En étendant ses rachats d’actifs aux obligations d’entreprises, la banque centrale a permis de faire baisser le coût de financement. Cela a toutefois faussé le jeu de la concurrence. La remontée des taux risque ainsi d’impacter plus durement les entreprises non financées par la BCE. En revanche, celles qui ont la banque centrale comme prêteurs auront moins de soucis à se faire.
En à peine dix mois, la Banque centrale européenne a déjà acheté l’équivalent de 81 milliards d’euros de titres, depuis qu’elle a étendu son programme de Quantitative Easign aux obligations d’entreprises.
D’après les estimations de Mathilde Lemoine, chef économiste d'Edmond de Rothschild, qui a passé au crible, ligne par ligne, les obligations rachetées par la banque centrale, près de 867 entreprises sont désormais financées par l’institution européenne. Parmi celles-ci figurent de grands groupes comme Vinci, Bouygues, Airbus ou encore EDF.
Les entreprises françaises représentent le gros du portefeuille de la banque centrale, soit 27 %, devant les entreprises allemandes (25 %), italiennes (11 %) et espagnoles (10 %).
Le plus surprenant, c’est qu’on y trouve aussi des sociétés situées hors de la zone euro telles que Caterpillar ou Coca-Cola. Il est vrai que les titres achetés ont été émis par des filiales implantées dans la zone euro, mais la question est de savoir si les montants levés ont bien servi pour les activités de ces groupes en Europe.
Mathilde Lemoine.
À travers ces rachats, le but de la banque centrale était effectivement d’inciter les entreprises de la zone euro à relancer leurs investissements, en réduisant le coût de financement des entreprises. Sur ce point, il faut croire que l’objectif a été atteint.
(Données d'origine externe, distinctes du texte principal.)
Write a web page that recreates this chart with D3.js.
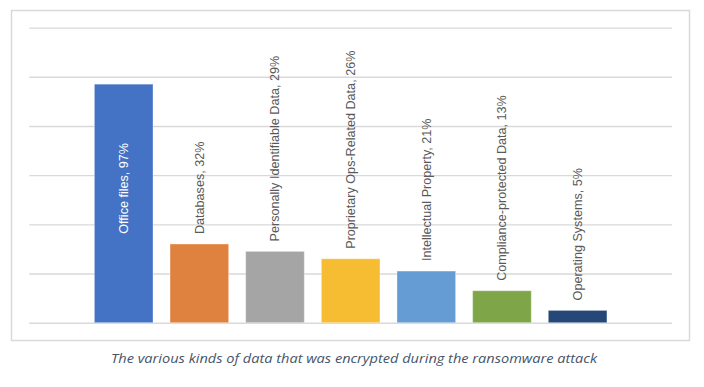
<!DOCTYPE html>
<html lang="en">
<head>
<meta charset="UTF-8">
<title>Encrypted data kinds</title>
<script src="https://d3js.org/d3.v7.min.js"></script>
<style>
    html, body { margin: 0; padding: 0; background: #fff; }
    svg { display: block; }
    .bar-label { font-family: "Liberation Sans", Arial, sans-serif; font-size: 12.6px; fill: #595959; }
    .caption { font-family: "Open Sans", sans-serif; font-style: italic; font-size: 13.5px; fill: #44546a; }
</style>
</head>
<body>
<div id="chart"></div>
<script>
// data
const categories = ["Office files", "Databases", "Personally Identifiable Data", "Proprietary Ops-Related Data",
    "Intellectual Property", "Compliance-protected Data", "Operating Systems"];
const values = [97, 32, 29, 26, 21, 13, 5];
const barColors = ["#4472c4", "#e0823f", "#a5a5a5", "#f6bd32", "#669cd4", "#7ea648", "#264878"];
const gridTicks = [0, 20, 40, 60, 80, 100, 120];
const captionText = "The various kinds of data that was encrypted during the ransomware attack";

const width = 704, height = 387;
const plot = {left: 29.3, right: 672, top: 27.6, bottom: 322.7};

const svg = d3.select("#chart").append("svg")
    .attr("width", width)
    .attr("height", height);

svg.append("rect").attr("width", width).attr("height", height).attr("fill", "#fff");

// chart frame
svg.append("rect")
    .attr("x", 11.5).attr("y", 10.5)
    .attr("width", 678).attr("height", 330)
    .attr("fill", "none")
    .attr("stroke", "#d9d9d9")
    .attr("stroke-width", 1.5);

const x = d3.scaleBand()
    .domain(categories)
    .range([plot.left, plot.right])
    .paddingInner(0.225)
    .paddingOuter(0.86);

const y = d3.scaleLinear()
    .domain([0, 120])
    .range([plot.bottom, plot.top]);

// gridlines
svg.append("g")
    .attr("transform", `translate(${plot.left},0)`)
    .call(d3.axisLeft(y).tickValues(gridTicks).tickSize(-(plot.right - plot.left)).tickFormat(""))
    .call(g => g.select(".domain").remove())
    .call(g => g.selectAll(".tick line").attr("stroke", "#d9d9d9").attr("stroke-width", 1.4));

const data = categories.map((c, i) => ({name: c, value: values[i], color: barColors[i]}));

// bars
svg.selectAll(".bar")
    .data(data)
    .enter()
    .append("rect")
    .attr("class", "bar")
    .attr("x", d => x(d.name))
    .attr("width", x.bandwidth())
    .attr("y", d => y(d.value))
    .attr("height", d => y(0) - y(d.value))
    .attr("fill", d => d.color)
    .attr("stroke", "rgba(255,255,255,0.35)")
    .attr("stroke-width", 1);

// labels: the tallest one sits inside its bar, the others above
svg.selectAll(".bar-label")
    .data(data)
    .enter()
    .append("text")
    .attr("class", "bar-label")
    .attr("transform", (d, i) => {
        const cx = x(d.name) + x.bandwidth() / 2 + 4.5;
        const ty = i === 0 ? y(0) - 89 : y(d.value) - 10;
        return `translate(${cx},${ty}) rotate(-90)`;
    })
    .attr("text-anchor", "start")
    .style("fill", (d, i) => i === 0 ? "#ffffff" : null)
    .text(d => `${d.name}, ${d.value}%`);

// caption
svg.append("text")
    .attr("class", "caption")
    .attr("x", 111)
    .attr("y", 363)
    .attr("textLength", 486)
    .attr("lengthAdjust", "spacingAndGlyphs")
    .text(captionText);
</script>
</body>
</html>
La simple annonce du programme a conduit à une baisse de la prime d'assurance - les CDS – exigée pour détenir de la dette d'entreprises solides (catégorie investissement) et même moins solides (catégorie spéculative)
Mathilde Lemoine.
Globalement, les rendements fixés par les entreprises de la zone euro ont reculé, la plupart d’entre elles ont même pu, sur une maturité plus courte, emprunter à un taux en dessous de zéro.
Sauf que le programme de la banque centrale a aussi contribué à fausser la concurrence entre les entreprises qu’elle finance et les autres, ce qui pourrait se faire durement sentir en cas de remontée des taux.
Il faut s’attendre à ce que les coûts de financement des entreprises dont les obligations ne sont pas dans le portefeuille de la BCE croissent plus vite que les autres
Mathilde Lemoine
Si les émetteurs sont moins exposés en cas de remontée des taux, ce ne sera pas forcément le cas des investisseurs. Étant donné que la banque centrale n’a pas révélé le montant alloué à l’achat de chaque ligne obligataire, rien ne permet d’estimer son poids, et donc d’anticiper une évolution future du rendement de l’obligation.
Si ce dernier reste stable quand les taux repartent à la hausse, les investisseurs classiques vont se retrouver avec des titres affichant une prime de risque négative.
Pour Mathilde Lemoine, la banque centrale, qui n'est pas un investisseur comme un autre, a tout intérêt à être plus transparente.